It’s that time of year again and somehow I’ve gotten caught up in the irony of waiting three weeks for the perfect “Fa La La Llama” red knit sweater decorated with multicolored sequins, tulle and all the shimmer I could get away with. As someone who until now has not owned any holiday clothing or accessories, I’m a little surprised by myself. Maybe now that I’m 90% of the way toward finishing my data science master’s degree, I’m more comfortable fully embracing the inner geek-fashion self. Something to ponder as I sip hot cocoa with nutmeg – but I digress. Feature engineering is a process ‘of transforming raw data into features that better represent the underlying problem to the predictive models, resulting in improved accuracy.’ In data science feature engineering helps meet the goal of getting the most out of your data to answer questions and predict outcomes. Today I want to talk about how feature engineering is like the ugly Christmas sweater.

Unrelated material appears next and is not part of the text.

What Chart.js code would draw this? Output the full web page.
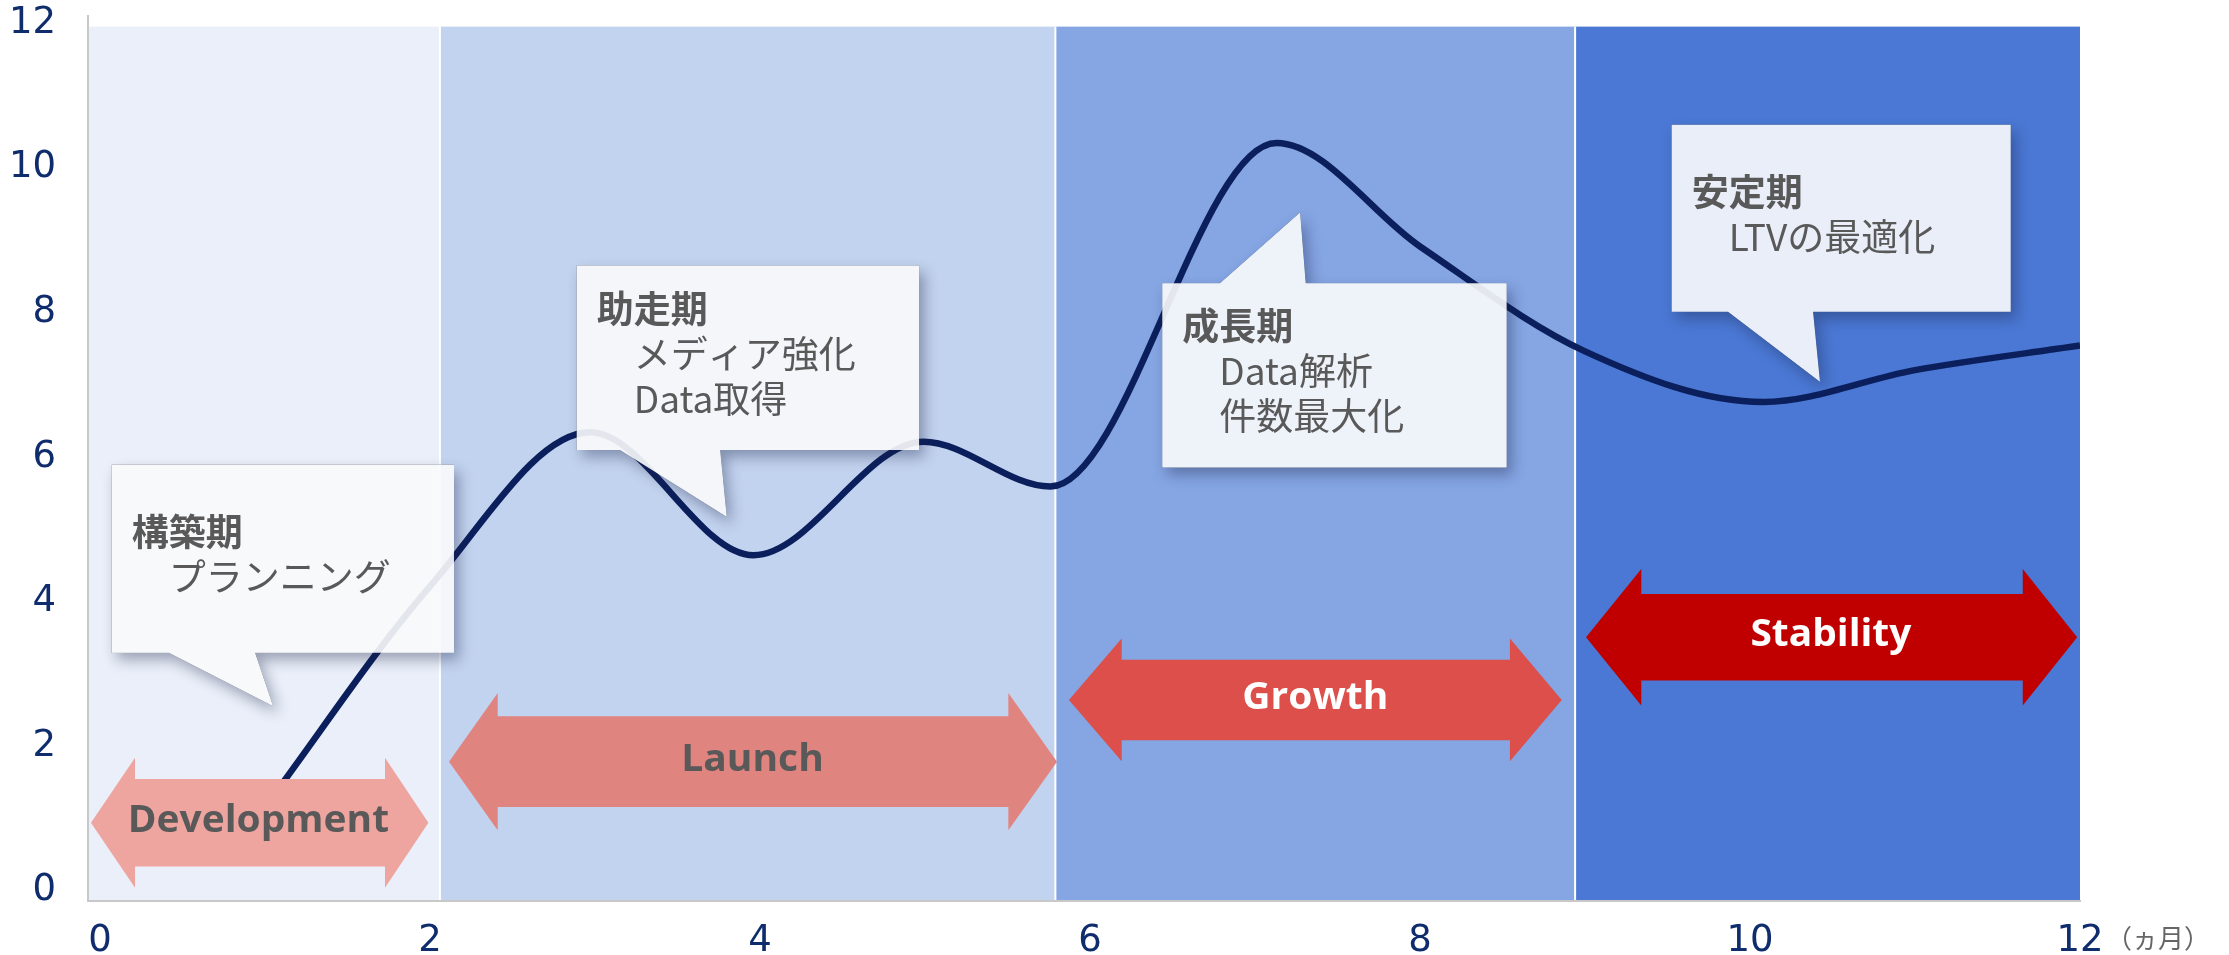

Choosing the best features in data science is essential to success – as is in my opinion choosing the ugly holiday sweater with the best characteristics. In data science, choosing better features is a process that gives better results with the data. Data inputs or features have to be transformed into something the computer can understand to make the prediction. You focus on key inputs to solving the problem rather than all the features.
In the last few years, owning an ugly sweater has become more than a popular trend. Its importance in holiday traditions lay dormant for many years but no longer. Choosing a sweater that reflects your personality is a great way to break the ice at an awkward office party – a successful result in my book. I uncharacteristically waited weeks for the llama sweater because I thought it was the best of all the sweaters. The ‘features’ of a sequin birthday cake on top of the llama was irresistible. Wearing the sweater with sequins and tulle has made attending some less than enjoyable events much more enjoyable and surely I can’t be alone in this?
Much like the recently new trend of data science, the ugly sweater continues to have a larger impact than most probably first imagined. It’s now considered a party foul to wear a chic J Crew (or other name brand) ‘regular’ sweater to that family shindig or tree lighting. A fashion statement that was sorely underestimated much like the importance of feature engineering in data science. Now feature engineering and ugly sweater take center stage for hopefully years to come.
I can’t wait to see what you think of my comparison of feature engineering to the ugly holiday sweater. And please add the ‘features’ that made you chose the ugly sweater you did.